**PROBLEM TO SOLVE**
Reproduce the material below line by line, beginning with its first line and ending with the line that contains "import pandas as pd"; leave out pictures.
### PROVIDED DATA
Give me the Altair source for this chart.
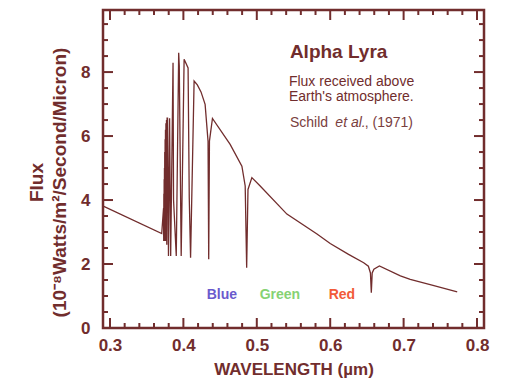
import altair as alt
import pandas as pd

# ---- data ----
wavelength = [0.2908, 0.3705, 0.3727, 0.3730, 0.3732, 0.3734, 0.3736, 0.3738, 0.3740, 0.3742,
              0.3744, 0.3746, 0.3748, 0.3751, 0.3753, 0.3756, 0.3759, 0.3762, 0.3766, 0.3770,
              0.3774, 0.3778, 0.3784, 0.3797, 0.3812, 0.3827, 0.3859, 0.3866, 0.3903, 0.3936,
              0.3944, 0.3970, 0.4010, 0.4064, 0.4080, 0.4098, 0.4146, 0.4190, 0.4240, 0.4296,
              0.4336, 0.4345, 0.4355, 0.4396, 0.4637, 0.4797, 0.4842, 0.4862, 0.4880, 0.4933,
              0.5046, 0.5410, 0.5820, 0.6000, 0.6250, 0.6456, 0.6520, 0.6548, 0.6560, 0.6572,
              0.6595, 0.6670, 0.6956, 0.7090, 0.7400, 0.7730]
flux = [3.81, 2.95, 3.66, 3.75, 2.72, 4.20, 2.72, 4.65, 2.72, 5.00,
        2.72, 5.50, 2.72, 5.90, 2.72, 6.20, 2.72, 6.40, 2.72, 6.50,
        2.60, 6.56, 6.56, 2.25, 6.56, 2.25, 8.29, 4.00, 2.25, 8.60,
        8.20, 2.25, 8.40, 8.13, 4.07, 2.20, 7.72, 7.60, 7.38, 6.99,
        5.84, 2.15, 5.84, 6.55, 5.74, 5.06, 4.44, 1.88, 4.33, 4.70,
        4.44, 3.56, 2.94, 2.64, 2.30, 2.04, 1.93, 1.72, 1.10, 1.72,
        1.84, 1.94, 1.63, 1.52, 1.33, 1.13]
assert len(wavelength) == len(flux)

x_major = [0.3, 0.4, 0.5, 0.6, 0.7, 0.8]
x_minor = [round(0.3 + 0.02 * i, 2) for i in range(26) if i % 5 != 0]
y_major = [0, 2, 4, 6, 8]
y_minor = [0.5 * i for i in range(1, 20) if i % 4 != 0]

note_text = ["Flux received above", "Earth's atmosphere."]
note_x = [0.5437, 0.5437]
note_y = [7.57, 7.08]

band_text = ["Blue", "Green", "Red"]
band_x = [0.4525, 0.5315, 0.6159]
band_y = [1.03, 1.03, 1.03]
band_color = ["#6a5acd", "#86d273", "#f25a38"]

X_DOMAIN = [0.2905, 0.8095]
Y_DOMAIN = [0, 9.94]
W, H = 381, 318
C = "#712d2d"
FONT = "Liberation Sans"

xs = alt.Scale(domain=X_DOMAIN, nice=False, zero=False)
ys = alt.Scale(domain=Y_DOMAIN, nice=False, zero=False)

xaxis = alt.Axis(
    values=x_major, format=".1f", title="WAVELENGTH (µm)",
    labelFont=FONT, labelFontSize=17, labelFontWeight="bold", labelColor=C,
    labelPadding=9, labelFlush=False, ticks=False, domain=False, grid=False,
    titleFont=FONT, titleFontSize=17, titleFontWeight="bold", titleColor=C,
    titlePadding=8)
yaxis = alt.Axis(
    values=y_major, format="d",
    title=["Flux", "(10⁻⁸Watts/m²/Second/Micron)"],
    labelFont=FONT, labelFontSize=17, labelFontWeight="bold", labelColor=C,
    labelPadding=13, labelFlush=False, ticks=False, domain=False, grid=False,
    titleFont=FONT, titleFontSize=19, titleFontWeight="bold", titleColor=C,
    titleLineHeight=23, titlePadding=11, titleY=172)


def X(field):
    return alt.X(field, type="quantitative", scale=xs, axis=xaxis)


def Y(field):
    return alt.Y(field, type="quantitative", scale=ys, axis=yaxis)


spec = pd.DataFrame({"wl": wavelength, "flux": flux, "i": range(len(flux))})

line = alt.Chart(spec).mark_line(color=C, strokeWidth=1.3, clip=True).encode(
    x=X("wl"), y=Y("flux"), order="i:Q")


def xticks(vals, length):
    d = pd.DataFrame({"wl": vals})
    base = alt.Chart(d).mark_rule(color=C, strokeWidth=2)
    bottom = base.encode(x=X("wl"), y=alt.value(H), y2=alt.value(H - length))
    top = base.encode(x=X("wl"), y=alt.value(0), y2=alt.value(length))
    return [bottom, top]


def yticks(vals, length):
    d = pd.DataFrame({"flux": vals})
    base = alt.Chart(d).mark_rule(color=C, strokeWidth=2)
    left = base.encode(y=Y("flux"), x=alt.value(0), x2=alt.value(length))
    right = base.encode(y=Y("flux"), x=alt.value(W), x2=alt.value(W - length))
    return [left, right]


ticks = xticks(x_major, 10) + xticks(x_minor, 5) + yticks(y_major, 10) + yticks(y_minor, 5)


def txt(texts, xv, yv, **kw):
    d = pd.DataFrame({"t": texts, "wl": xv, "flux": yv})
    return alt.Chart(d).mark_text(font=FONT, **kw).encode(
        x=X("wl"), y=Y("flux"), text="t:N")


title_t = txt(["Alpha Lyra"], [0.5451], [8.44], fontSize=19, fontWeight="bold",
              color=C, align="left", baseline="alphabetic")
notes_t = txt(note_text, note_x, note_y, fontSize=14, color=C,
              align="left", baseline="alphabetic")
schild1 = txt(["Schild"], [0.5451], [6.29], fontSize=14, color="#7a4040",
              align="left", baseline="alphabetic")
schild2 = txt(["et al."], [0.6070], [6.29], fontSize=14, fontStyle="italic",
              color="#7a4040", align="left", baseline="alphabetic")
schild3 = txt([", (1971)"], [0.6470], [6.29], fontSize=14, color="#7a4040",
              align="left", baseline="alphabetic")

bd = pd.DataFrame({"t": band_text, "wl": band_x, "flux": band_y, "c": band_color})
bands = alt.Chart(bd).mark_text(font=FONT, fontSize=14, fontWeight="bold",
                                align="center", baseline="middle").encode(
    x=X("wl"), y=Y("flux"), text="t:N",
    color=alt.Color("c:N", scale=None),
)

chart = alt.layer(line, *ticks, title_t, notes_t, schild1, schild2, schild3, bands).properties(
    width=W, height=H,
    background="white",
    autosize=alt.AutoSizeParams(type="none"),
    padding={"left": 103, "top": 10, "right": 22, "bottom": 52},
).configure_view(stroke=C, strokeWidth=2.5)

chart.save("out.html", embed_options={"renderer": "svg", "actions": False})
######
**FULL OUTPUT**
Give me the Altair source for this chart.
import altair as alt
import pandas as pd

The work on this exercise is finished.